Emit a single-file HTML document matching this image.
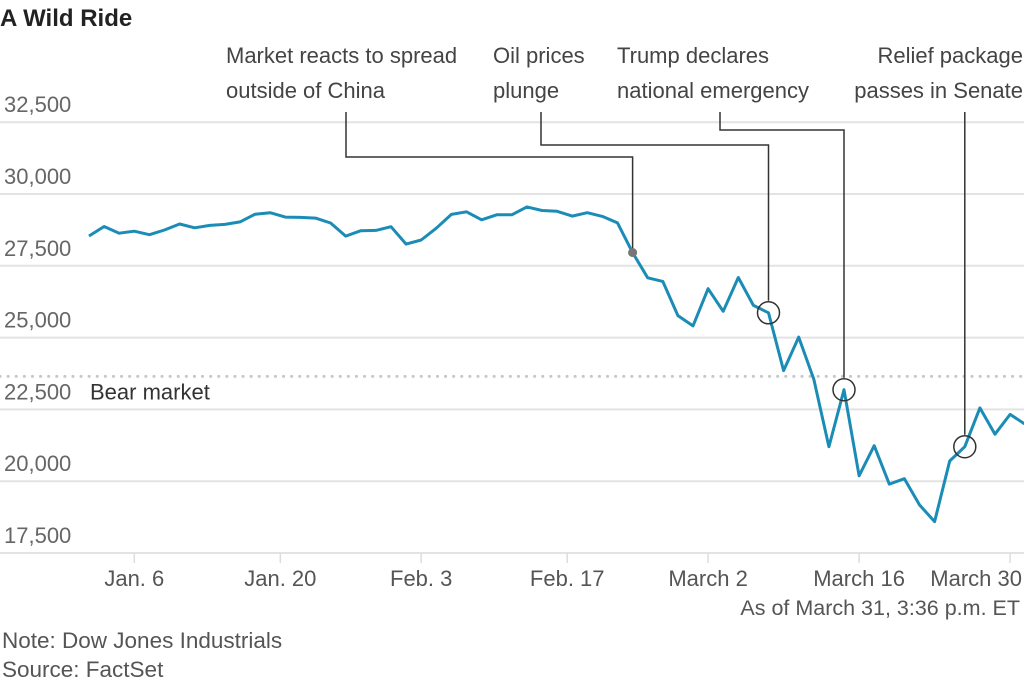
<!DOCTYPE html>
<html><head><meta charset="utf-8"><style>
body{margin:0;background:#fff;}
svg text{font-family:"Liberation Sans",sans-serif;}
</style></head><body>
<svg width="1024" height="681" viewBox="0 0 1024 681" xmlns="http://www.w3.org/2000/svg">
<text x="0" y="26" font-size="24" font-weight="bold" fill="#222">A Wild Ride</text>
<g id="grid"></g>
<g id="ylab"></g>
<g id="xax"></g>
<line id="bear" x1="0" x2="1024" stroke="#c4c8cc" stroke-width="3" stroke-dasharray="0.1 8" stroke-linecap="round"/>
<text id="bearlab" x="90" font-size="22" fill="#333">Bear market</text>
<g id="ann"></g>
<path id="line" fill="none" stroke="#1a8cb5" stroke-width="3" stroke-linejoin="round"/>
<g id="marks"></g>
<text x="1020" y="615" text-anchor="end" font-size="21.5" fill="#555">As of March 31, 3:36 p.m. ET</text>
<text x="2" y="648" font-size="22.5" fill="#555">Note: Dow Jones Industrials</text>
<text x="2" y="677" font-size="22.5" fill="#555">Source: FactSet</text>
</svg>
<script>
const values=[28538,28868,28634,28703,28583,28745,28957,28824,28907,28940,29030,29298,29348,29196,29186,29160,28990,28535,28723,28734,28860,28256,28400,28808,29290,29380,29103,29276,29276,29551,29424,29398,29232,29348,29219,28992,27961,27081,26957,25766,25409,26703,25917,27091,26121,25865,23851,25018,23553,21200,23186,20189,21237,19899,20087,19174,18592,20705,21201,22552,21637,22327,21980];
const yTicks=[17500,20000,22500,25000,27500,30000,32500];
const xTickLabels=["Jan. 6","Jan. 20","Feb. 3","Feb. 17","March 2","March 16","March 30"];
const xTickIdx=[3,12.67,22,31.67,41,51,61];
const bearValue=23650;
const events=[{label:["Market reacts to spread","outside of China"],idx:36,dot:true},{label:["Oil prices","plunge"],idx:45},{label:["Trump declares","national emergency"],idx:50},{label:["Relief package","passes in Senate"],idx:58}];
const NS="http://www.w3.org/2000/svg";
const X=i=>89+i*15.1;
const Y=v=>553-(v-17500)/2500*71.8;
function mk(t,a,p){const e=document.createElementNS(NS,t);for(const k in a)e.setAttribute(k,a[k]);p.appendChild(e);return e;}
const grid=document.getElementById('grid'),ylab=document.getElementById('ylab'),xax=document.getElementById('xax');
yTicks.forEach(v=>{
 const l=mk('line',{x1:0,x2:1024,y1:Y(v),y2:Y(v),stroke:'#e3e3e3','stroke-width':2},grid);
 
 
 const t=mk('text',{x:4,y:Y(v)-10,'font-size':22,fill:'#666'},ylab);
 t.textContent=v.toLocaleString('en-US');
 
 
});
xTickIdx.forEach((ix,k)=>{
 const x=X(ix);
 const l=mk('line',{x1:x,x2:x,y1:553,y2:563,stroke:'#ddd','stroke-width':1.5},xax);
 
 
 const last=k===xTickIdx.length-1;
 const t=mk('text',{x:last?1022:x,y:586,'font-size':22,fill:'#555','text-anchor':last?'end':'middle'},xax);
 t.textContent=xTickLabels[k];
 
 
});
const bear=document.getElementById('bear');bear.setAttribute('y1',Y(bearValue));bear.setAttribute('y2',Y(bearValue));
document.getElementById('bearlab').setAttribute('y',Y(bearValue)+23);
document.getElementById('line').setAttribute('d',values.map((v,i)=>(i?'L':'M')+X(i).toFixed(1)+' '+Y(v).toFixed(1)).join(''));
const ann=document.getElementById('ann'),marks=document.getElementById('marks');
const labelX=[226,493,617,1023],anchor=['start','start','start','end'],stemX=[346,541,720,963],elbowY=[157,145,130,null];
events.forEach((e,k)=>{
 const px=X(e.idx),py=Y(values[e.idx]);
 e.label.forEach((s,j)=>{const t=mk('text',{x:labelX[k],y:63+j*35,'font-size':22,fill:'#444','text-anchor':anchor[k]},ann);t.textContent=s;
  
  });
 const endY=e.dot?py:py-12;
 const d=elbowY[k]==null?`M${px} 112 L${px} ${endY}`:`M${stemX[k]} 112 L${stemX[k]} ${elbowY[k]} L${px} ${elbowY[k]} L${px} ${endY}`;
 const p=mk('path',{d:d,fill:'none',stroke:'#333','stroke-width':1.5},ann);
 
 
 const c=e.dot?mk('circle',{cx:px,cy:py,r:4.5,fill:'#777'},marks):mk('circle',{cx:px,cy:py,r:11,fill:'none',stroke:'#333','stroke-width':1.5},marks);
 
 
});
</script>
</body></html>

━━━━━━

• Your objective:
Return the listing above word for word, with the pictures removed.

• Finished exercise:
Emit a single-file HTML document matching this image.
<!DOCTYPE html>
<html><head><meta charset="utf-8"><style>
body{margin:0;background:#fff;}
svg text{font-family:"Liberation Sans",sans-serif;}
</style></head><body>
<svg width="1024" height="681" viewBox="0 0 1024 681" xmlns="http://www.w3.org/2000/svg">
<text x="0" y="26" font-size="24" font-weight="bold" fill="#222">A Wild Ride</text>
<g id="grid"></g>
<g id="ylab"></g>
<g id="xax"></g>
<line id="bear" x1="0" x2="1024" stroke="#c4c8cc" stroke-width="3" stroke-dasharray="0.1 8" stroke-linecap="round"/>
<text id="bearlab" x="90" font-size="22" fill="#333">Bear market</text>
<g id="ann"></g>
<path id="line" fill="none" stroke="#1a8cb5" stroke-width="3" stroke-linejoin="round"/>
<g id="marks"></g>
<text x="1020" y="615" text-anchor="end" font-size="21.5" fill="#555">As of March 31, 3:36 p.m. ET</text>
<text x="2" y="648" font-size="22.5" fill="#555">Note: Dow Jones Industrials</text>
<text x="2" y="677" font-size="22.5" fill="#555">Source: FactSet</text>
</svg>
<script>
const values=[28538,28868,28634,28703,28583,28745,28957,28824,28907,28940,29030,29298,29348,29196,29186,29160,28990,28535,28723,28734,28860,28256,28400,28808,29290,29380,29103,29276,29276,29551,29424,29398,29232,29348,29219,28992,27961,27081,26957,25766,25409,26703,25917,27091,26121,25865,23851,25018,23553,21200,23186,20189,21237,19899,20087,19174,18592,20705,21201,22552,21637,22327,21980];
const yTicks=[17500,20000,22500,25000,27500,30000,32500];
const xTickLabels=["Jan. 6","Jan. 20","Feb. 3","Feb. 17","March 2","March 16","March 30"];
const xTickIdx=[3,12.67,22,31.67,41,51,61];
const bearValue=23650;
const events=[{label:["Market reacts to spread","outside of China"],idx:36,dot:true},{label:["Oil prices","plunge"],idx:45},{label:["Trump declares","national emergency"],idx:50},{label:["Relief package","passes in Senate"],idx:58}];
const NS="http://www.w3.org/2000/svg";
const X=i=>89+i*15.1;
const Y=v=>553-(v-17500)/2500*71.8;
function mk(t,a,p){const e=document.createElementNS(NS,t);for(const k in a)e.setAttribute(k,a[k]);p.appendChild(e);return e;}
const grid=document.getElementById('grid'),ylab=document.getElementById('ylab'),xax=document.getElementById('xax');
yTicks.forEach(v=>{
 const l=mk('line',{x1:0,x2:1024,y1:Y(v),y2:Y(v),stroke:'#e3e3e3','stroke-width':2},grid);
 
 
 const t=mk('text',{x:4,y:Y(v)-10,'font-size':22,fill:'#666'},ylab);
 t.textContent=v.toLocaleString('en-US');
 
 
});
xTickIdx.forEach((ix,k)=>{
 const x=X(ix);
 const l=mk('line',{x1:x,x2:x,y1:553,y2:563,stroke:'#ddd','stroke-width':1.5},xax);
 
 
 const last=k===xTickIdx.length-1;
 const t=mk('text',{x:last?1022:x,y:586,'font-size':22,fill:'#555','text-anchor':last?'end':'middle'},xax);
 t.textContent=xTickLabels[k];
 
 
});
const bear=document.getElementById('bear');bear.setAttribute('y1',Y(bearValue));bear.setAttribute('y2',Y(bearValue));
document.getElementById('bearlab').setAttribute('y',Y(bearValue)+23);
document.getElementById('line').setAttribute('d',values.map((v,i)=>(i?'L':'M')+X(i).toFixed(1)+' '+Y(v).toFixed(1)).join(''));
const ann=document.getElementById('ann'),marks=document.getElementById('marks');
const labelX=[226,493,617,1023],anchor=['start','start','start','end'],stemX=[346,541,720,963],elbowY=[157,145,130,null];
events.forEach((e,k)=>{
 const px=X(e.idx),py=Y(values[e.idx]);
 e.label.forEach((s,j)=>{const t=mk('text',{x:labelX[k],y:63+j*35,'font-size':22,fill:'#444','text-anchor':anchor[k]},ann);t.textContent=s;
  
  });
 const endY=e.dot?py:py-12;
 const d=elbowY[k]==null?`M${px} 112 L${px} ${endY}`:`M${stemX[k]} 112 L${stemX[k]} ${elbowY[k]} L${px} ${elbowY[k]} L${px} ${endY}`;
 const p=mk('path',{d:d,fill:'none',stroke:'#333','stroke-width':1.5},ann);
 
 
 const c=e.dot?mk('circle',{cx:px,cy:py,r:4.5,fill:'#777'},marks):mk('circle',{cx:px,cy:py,r:11,fill:'none',stroke:'#333','stroke-width':1.5},marks);
 
 
});
</script>
</body></html>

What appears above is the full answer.